His next statement suggests a glimmer of some larger idea:

“And yet the prophecies themselves tell us what Messiah will do. Let us examine just a few of them in the remaining time.”

But he never follows through on this promise. None of the “prophecies” that he cites have anything to say about “what Messiah will do.” They’re all, instead, about “identification hallmarks” — proper lineage, birthplace, etc. And those hallmarks really do seem to constitute the whole of Ben-Judah’s understanding of Messiah.

What will Messiah do? What is Messiah for? Ben-Judah doesn’t know how to answer that question. He doesn’t seem to know how to even ask that question. Pressed for an answer, he would say something like, “The Messiah will come in order to fulfill the 109 messianic prophecies by meeting all of the prophesied identification hallmarks.”

For Ben-Judah, all that matters about the Messiah is his c.v. and whether it contains all 109 of those “hallmarks.” This is not how any of the prophets spoke of the Messiah or the messianic age. Their concern, above all else, was what the Messiah will do. There was thus one and only one hallmark that really mattered to them when it came to identifying the Messiah: the Messiah is the one who acts as the Messiah.

Tsion Ben-Judah doesn’t seem to have any idea of what that would mean.

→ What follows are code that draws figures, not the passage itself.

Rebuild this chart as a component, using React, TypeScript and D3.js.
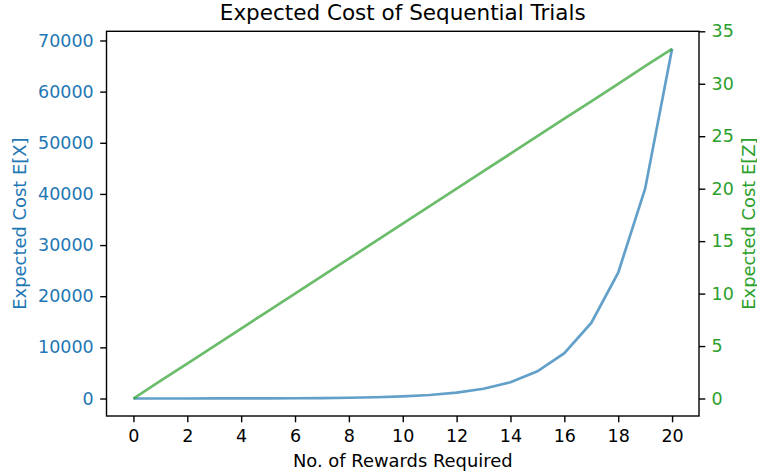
import { useRef, useEffect } from "react"
import * as d3 from "d3"

// number of rewards required
const rewards = [0, 1, 2, 3, 4, 5, 6, 7, 8, 9, 10, 11, 12, 13, 14, 15, 16, 17, 18, 19, 20]
// expected cost E[X]
const costX = [
  0, 1.7, 4.4, 9.1, 16.8, 29.7, 51.1, 86.8, 146, 246, 411, 687, 1146, 1912, 3188,
  5315, 8860, 14768, 24614, 41025, 68376,
]
// expected cost E[Z] (straight line)
const costZ = [
  0, 1.67, 3.33, 5, 6.67, 8.33, 10, 11.67, 13.33, 15, 16.67, 18.33, 20, 21.67, 23.33,
  25, 26.67, 28.33, 30, 31.67, 33.33,
]
const xTicks = [0, 2, 4, 6, 8, 10, 12, 14, 16, 18, 20]
const leftTicks = [0, 10000, 20000, 30000, 40000, 50000, 60000, 70000]
const rightTicks = [0, 5, 10, 15, 20, 25, 30, 35]

const BLUE = "#1f77b4"
const GREEN = "#2ca02c"
const FONT = "DejaVu Sans, sans-serif"

const App = () => {
  const svgRef = useRef<SVGSVGElement>(null)

  useEffect(() => {
    const svg = d3.select(svgRef.current)
    svg.selectAll("*").remove()

    const left = 106.5
    const right = 699
    const top = 31.3
    const bottom = 416

    const x = d3.scaleLinear().domain([-1, 21]).range([left, right])
    const yL = d3.scaleLinear().domain([-3419, 71795]).range([bottom, top])
    const yR = d3.scaleLinear().domain([-1.667, 35]).range([bottom, top])

    const tickFont = 17.5
    const labelFont = 17.9
    const tickLen = 6.3

    // bottom axis
    const gx = svg
      .append("g")
      .attr("transform", `translate(0,${bottom})`)
      .call(d3.axisBottom(x).tickValues(xTicks).tickSizeOuter(0).tickSize(tickLen).tickPadding(7.5))
    gx.select(".domain").remove()
    gx.selectAll("line").attr("stroke", "#000").attr("stroke-width", 1.4)
    gx.selectAll("text").attr("font-size", tickFont).attr("font-family", FONT).attr("fill", "#000")

    // left axis
    const gl = svg
      .append("g")
      .attr("transform", `translate(${left},0)`)
      .call(d3.axisLeft(yL).tickValues(leftTicks).tickFormat(d3.format("d")).tickSize(tickLen).tickPadding(6.5))
    gl.select(".domain").remove()
    gl.selectAll("line").attr("stroke", "#000").attr("stroke-width", 1.4)
    gl.selectAll("text").attr("font-size", tickFont).attr("font-family", FONT).attr("fill", BLUE)

    // right axis
    const gr = svg
      .append("g")
      .attr("transform", `translate(${right},0)`)
      .call(d3.axisRight(yR).tickValues(rightTicks).tickSize(tickLen).tickPadding(6.3))
    gr.select(".domain").remove()
    gr.selectAll("line").attr("stroke", "#000").attr("stroke-width", 1.4)
    gr.selectAll("text").attr("font-size", tickFont).attr("font-family", FONT).attr("fill", GREEN)

    // frame
    svg
      .append("rect")
      .attr("x", left)
      .attr("y", top)
      .attr("width", right - left)
      .attr("height", bottom - top)
      .attr("fill", "none")
      .attr("stroke", "#000")
      .attr("stroke-width", 1.4)

    // lines
    const lineX = d3
      .line<number>()
      .x((_, i) => x(rewards[i]))
      .y((d) => yL(d))
    const lineZ = d3
      .line<number>()
      .x((_, i) => x(rewards[i]))
      .y((d) => yR(d))

    svg
      .append("path")
      .datum(costX)
      .attr("fill", "none")
      .attr("stroke", BLUE)
      .attr("stroke-opacity", 0.7)
      .attr("stroke-width", 2.7)
      .attr("d", lineX)

    svg
      .append("path")
      .datum(costZ)
      .attr("fill", "none")
      .attr("stroke", GREEN)
      .attr("stroke-opacity", 0.7)
      .attr("stroke-width", 2.7)
      .attr("d", lineZ)

    // title
    svg
      .append("text")
      .attr("x", (left + right) / 2)
      .attr("y", 20)
      .attr("text-anchor", "middle")
      .attr("font-family", FONT)
      .attr("font-size", 21.5)
      .text("Expected Cost of Sequential Trials")

    // x label
    svg
      .append("text")
      .attr("x", (left + right) / 2)
      .attr("y", 466.5)
      .attr("text-anchor", "middle")
      .attr("font-family", FONT)
      .attr("font-size", labelFont)
      .text("No. of Rewards Required")

    // left y label
    svg
      .append("text")
      .attr("transform", `translate(26.3,${(top + bottom) / 2}) rotate(-90)`)
      .attr("text-anchor", "middle")
      .attr("font-family", FONT)
      .attr("font-size", labelFont)
      .attr("fill", BLUE)
      .text("Expected Cost E[X]")

    // right y label
    svg
      .append("text")
      .attr("transform", `translate(754.5,${(top + bottom) / 2}) rotate(-90)`)
      .attr("text-anchor", "middle")
      .attr("font-family", FONT)
      .attr("font-size", labelFont)
      .attr("fill", GREEN)
      .text("Expected Cost E[Z]")
  }, [])

  return (
    <svg
      ref={svgRef}
      width={757}
      height={475}
      style={{ position: "absolute", left: 0, top: 0, background: "#fff" }}
    ></svg>
  )
}

export default App
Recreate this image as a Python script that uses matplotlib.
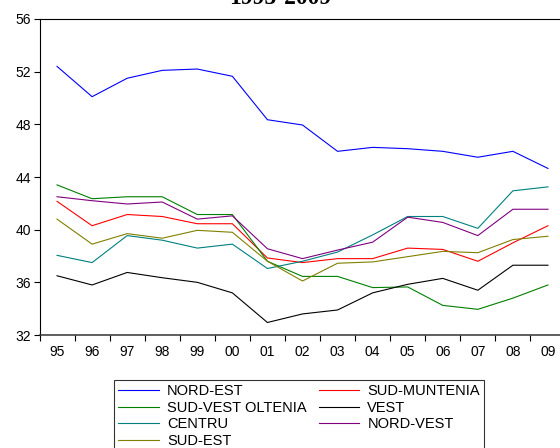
import matplotlib
matplotlib.use("Agg")
import matplotlib.pyplot as plt

plt.rcParams["font.family"] = ["Liberation Sans", "DejaVu Sans"]

years = ["95", "96", "97", "98", "99", "00", "01", "02",
         "03", "04", "05", "06", "07", "08", "09"]

nord_est     = [52.4, 50.1, 51.5, 52.1, 52.2, 51.65, 48.35, 47.95, 45.95, 46.25, 46.15, 45.95, 45.5, 45.95, 44.65]
sud_muntenia = [42.15, 40.3, 41.15, 41.0, 40.45, 40.45, 37.85, 37.5, 37.8, 37.8, 38.6, 38.5, 37.6, 39.0, 40.3]
sud_vest     = [43.4, 42.35, 42.5, 42.5, 41.15, 41.15, 37.6, 36.45, 36.45, 35.6, 35.65, 34.25, 33.95, 34.8, 35.8]
vest         = [36.5, 35.8, 36.75, 36.35, 36.0, 35.2, 32.95, 33.6, 33.9, 35.2, 35.85, 36.3, 35.4, 37.3, 37.3]
centru       = [38.05, 37.5, 39.55, 39.2, 38.6, 38.9, 37.05, 37.6, 38.3, 39.6, 41.0, 41.0, 40.1, 42.95, 43.25]
nord_vest    = [42.5, 42.2, 41.95, 42.1, 40.8, 41.05, 38.55, 37.8, 38.45, 39.05, 40.95, 40.55, 39.55, 41.55, 41.55]
sud_est      = [40.8, 38.9, 39.7, 39.35, 39.95, 39.8, 37.6, 36.1, 37.45, 37.55, 37.95, 38.35, 38.25, 39.25, 39.5]

series = [
    ("NORD-EST", nord_est, "#0000FF"),
    ("SUD-MUNTENIA", sud_muntenia, "#FF0000"),
    ("SUD-VEST OLTENIA", sud_vest, "#008000"),
    ("VEST", vest, "#000000"),
    ("CENTRU", centru, "#008080"),
    ("NORD-VEST", nord_vest, "#800080"),
    ("SUD-EST", sud_est, "#808000"),
]

W, H = 560, 448
fig = plt.figure(figsize=(W / 100, H / 100), dpi=100)
# plot frame runs past the right edge of the canvas
ax = fig.add_axes([39.5 / W, 113 / H, 526 / W, 316 / H])

x = list(range(len(years)))
handles = {}
for name, vals, col in series:
    (ln,) = ax.plot(x, vals, color=col, linewidth=0.8, label=name)
    handles[name] = ln

ax.set_xlim(-0.5, len(years) - 0.5)
ax.set_ylim(32, 56)
ax.set_yticks(range(32, 57, 4))

# tick marks sit between the years, labels centred on them
ax.set_xticks([i - 0.5 for i in range(len(years) + 1)])
ax.set_xticklabels([])
ax.set_xticks(x, minor=True)
ax.set_xticklabels(years, minor=True)
ax.tick_params(axis="x", which="major", direction="out", length=4, width=0.8)
ax.tick_params(axis="x", which="minor", length=0, pad=7, labelsize=10)
ax.tick_params(axis="y", direction="out", length=4, width=0.8, labelsize=10, pad=2)

for s in ax.spines.values():
    s.set_linewidth(0.8)
ax.spines["bottom"].set_linewidth(1.1)
ax.spines["bottom"].set_color("#333333")

fig.text(0.5, 1 - 4 / H, "1995-2009", ha="center", va="baseline",
         fontsize=17, fontweight="bold", family=["Liberation Serif", "DejaVu Serif"])

order = ["NORD-EST", "SUD-VEST OLTENIA", "CENTRU", "SUD-EST",
         "SUD-MUNTENIA", "VEST", "NORD-VEST"]
leg = fig.legend([handles[n] for n in order], order, ncol=2,
                 loc="upper left", bbox_to_anchor=(114 / W, 1 - 380 / H),
                 frameon=True, fancybox=False, edgecolor="black",
                 fontsize=10.5, handlelength=2.8, handletextpad=0.55,
                 columnspacing=0.8, labelspacing=0.17, borderpad=0.3,
                 borderaxespad=0)
leg.get_frame().set_linewidth(0.8)

fig.savefig("out.png", dpi=100)
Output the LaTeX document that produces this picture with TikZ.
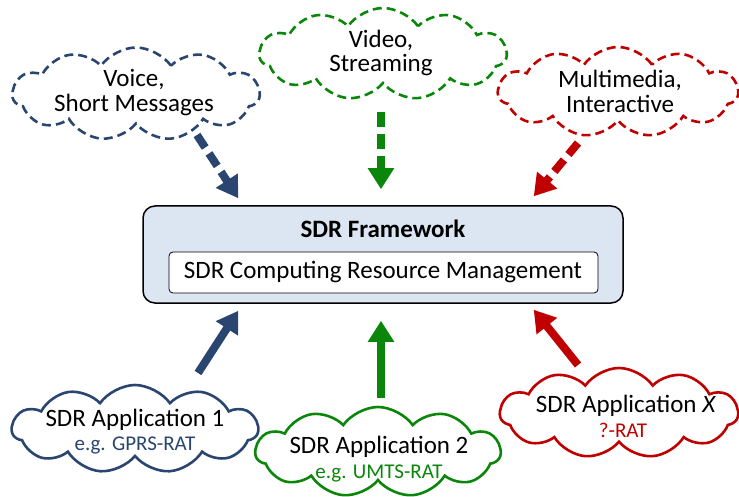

Ben-Judah’s long study seeking the hallmarks of the Messiah parallels Tim LaHaye’s even longer study seeking the identification hallmarks of the Antichrist. Each of them in their respective quests has gotten sidetracked by peripheral questions, with each constructing long check lists by which they can evaluate and eliminate prospective candidates. Each getting so obsessed with the listing of such criteria that they completely lose sight of whatever it was that this Christ or Antichrist was supposed to be about in the first place.